* Start Records for the task *
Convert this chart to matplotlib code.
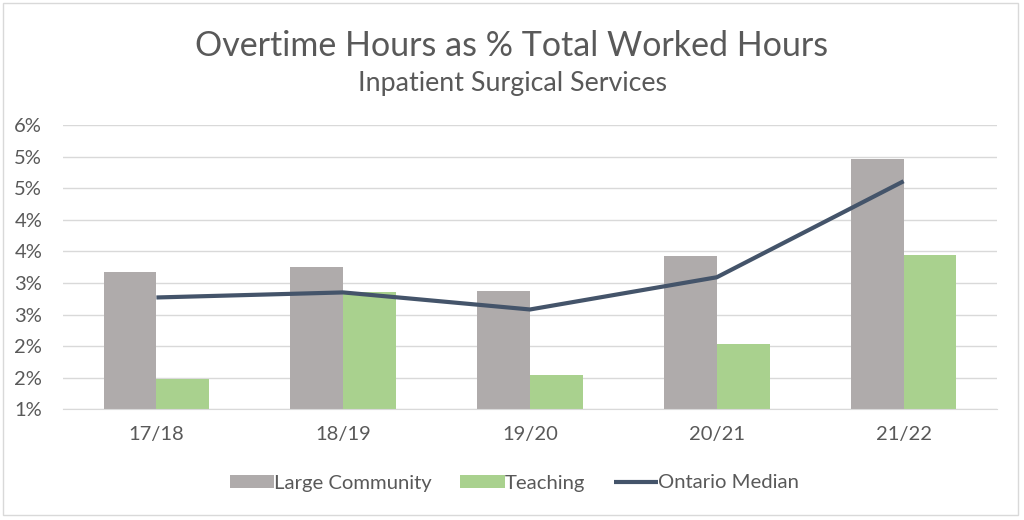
import matplotlib.pyplot as plt
import numpy as np
from matplotlib.ticker import FuncFormatter, MultipleLocator
from matplotlib.patches import Rectangle

years = ["17/18", "18/19", "19/20", "20/21", "21/22"]
large_community = [3.18, 3.26, 2.88, 3.43, 4.96]
teaching = [1.48, 2.85, 1.55, 2.04, 3.45]
ontario_median = [2.77, 2.85, 2.58, 3.09, 4.61]

GREY = "#AFABAB"
GREEN = "#A9D18E"
NAVY = "#44546A"
TXT = "#595959"

plt.rcParams["font.family"] = ["Lato", "DejaVu Sans"]

fig = plt.figure(figsize=(10.24, 5.2), dpi=100)
ax = fig.add_axes([63 / 1024, (520 - 409.3) / 520, (997 - 63) / 1024, (409.3 - 125) / 520])

x = np.arange(len(years))
w = 0.283
b1 = ax.bar(x - w / 2, large_community, w, color=GREY, label="Large Community", zorder=2)
b2 = ax.bar(x + w / 2, teaching, w, color=GREEN, label="Teaching", zorder=2)
l1, = ax.plot(x, ontario_median, color=NAVY, lw=3, label="Ontario Median", zorder=3,
              solid_capstyle="butt")

ax.set_xlim(-0.5, len(years) - 0.5)
ax.set_ylim(1.0, 5.5)
ax.yaxis.set_major_locator(MultipleLocator(0.5))
ax.yaxis.set_major_formatter(FuncFormatter(lambda v, p: f"{int(np.floor(v + 0.5 + 1e-9))}%"))
ax.grid(axis="y", color="#D9D9D9", lw=1, zorder=0)
for s in ["top", "right", "left"]:
    ax.spines[s].set_visible(False)
ax.spines["bottom"].set_color("#D9D9D9")
ax.set_xticks(x)
ax.set_xticklabels(years)
ax.tick_params(axis="both", length=0, colors=TXT, labelsize=14.5)
ax.tick_params(axis="x", pad=12)
ax.tick_params(axis="y", pad=15)

fig.text(0.5, 1 - 46 / 520, "Overtime Hours as % Total Worked Hours", ha="center", va="center",
         fontsize=24.5, color=TXT)
fig.text(0.5, 1 - 84 / 520, "Inpatient Surgical Services", ha="center", va="center",
         fontsize=19.3, color=TXT)

fig.legend([b1, b2, l1], ["Large Community", "Teaching", "Ontario Median"],
           loc="center", bbox_to_anchor=(514.5 / 1024, 1 - 483 / 520), ncol=3, frameon=False,
           fontsize=14.6, labelcolor=TXT, handlelength=2.2, handleheight=0.65,
           handletextpad=0.0, columnspacing=1.4)

fig.patches.append(Rectangle((3 / 1024, 5 / 520), 1015 / 1024, 512 / 520, transform=fig.transFigure,
                             fill=False, edgecolor="#D9D9D9", lw=1))

fig.savefig("out.png", dpi=100)
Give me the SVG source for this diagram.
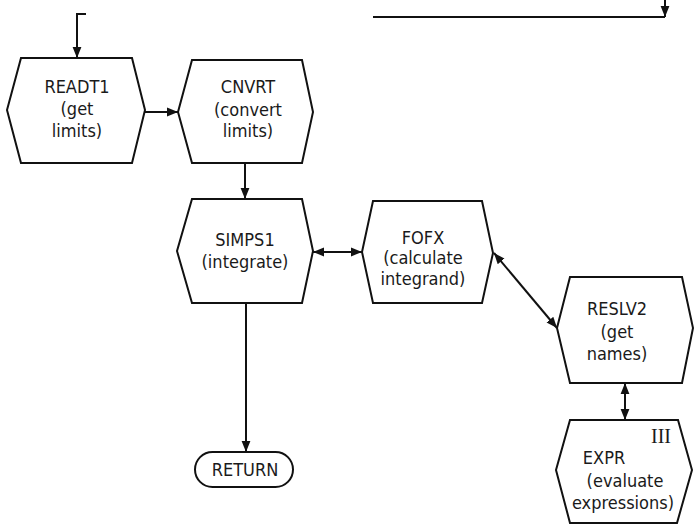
* End Records for the task *
## Written problem
All of the lines above should be retyped precisely, apart from the pictures.

## Answer to this problem
Convert this chart to matplotlib code.
import matplotlib.pyplot as plt
import numpy as np
from matplotlib.ticker import FuncFormatter, MultipleLocator
from matplotlib.patches import Rectangle

years = ["17/18", "18/19", "19/20", "20/21", "21/22"]
large_community = [3.18, 3.26, 2.88, 3.43, 4.96]
teaching = [1.48, 2.85, 1.55, 2.04, 3.45]
ontario_median = [2.77, 2.85, 2.58, 3.09, 4.61]

GREY = "#AFABAB"
GREEN = "#A9D18E"
NAVY = "#44546A"
TXT = "#595959"

plt.rcParams["font.family"] = ["Lato", "DejaVu Sans"]

fig = plt.figure(figsize=(10.24, 5.2), dpi=100)
ax = fig.add_axes([63 / 1024, (520 - 409.3) / 520, (997 - 63) / 1024, (409.3 - 125) / 520])

x = np.arange(len(years))
w = 0.283
b1 = ax.bar(x - w / 2, large_community, w, color=GREY, label="Large Community", zorder=2)
b2 = ax.bar(x + w / 2, teaching, w, color=GREEN, label="Teaching", zorder=2)
l1, = ax.plot(x, ontario_median, color=NAVY, lw=3, label="Ontario Median", zorder=3,
              solid_capstyle="butt")

ax.set_xlim(-0.5, len(years) - 0.5)
ax.set_ylim(1.0, 5.5)
ax.yaxis.set_major_locator(MultipleLocator(0.5))
ax.yaxis.set_major_formatter(FuncFormatter(lambda v, p: f"{int(np.floor(v + 0.5 + 1e-9))}%"))
ax.grid(axis="y", color="#D9D9D9", lw=1, zorder=0)
for s in ["top", "right", "left"]:
    ax.spines[s].set_visible(False)
ax.spines["bottom"].set_color("#D9D9D9")
ax.set_xticks(x)
ax.set_xticklabels(years)
ax.tick_params(axis="both", length=0, colors=TXT, labelsize=14.5)
ax.tick_params(axis="x", pad=12)
ax.tick_params(axis="y", pad=15)

fig.text(0.5, 1 - 46 / 520, "Overtime Hours as % Total Worked Hours", ha="center", va="center",
         fontsize=24.5, color=TXT)
fig.text(0.5, 1 - 84 / 520, "Inpatient Surgical Services", ha="center", va="center",
         fontsize=19.3, color=TXT)

fig.legend([b1, b2, l1], ["Large Community", "Teaching", "Ontario Median"],
           loc="center", bbox_to_anchor=(514.5 / 1024, 1 - 483 / 520), ncol=3, frameon=False,
           fontsize=14.6, labelcolor=TXT, handlelength=2.2, handleheight=0.65,
           handletextpad=0.0, columnspacing=1.4)

fig.patches.append(Rectangle((3 / 1024, 5 / 520), 1015 / 1024, 512 / 520, transform=fig.transFigure,
                             fill=False, edgecolor="#D9D9D9", lw=1))

fig.savefig("out.png", dpi=100)
Give me the SVG source for this diagram.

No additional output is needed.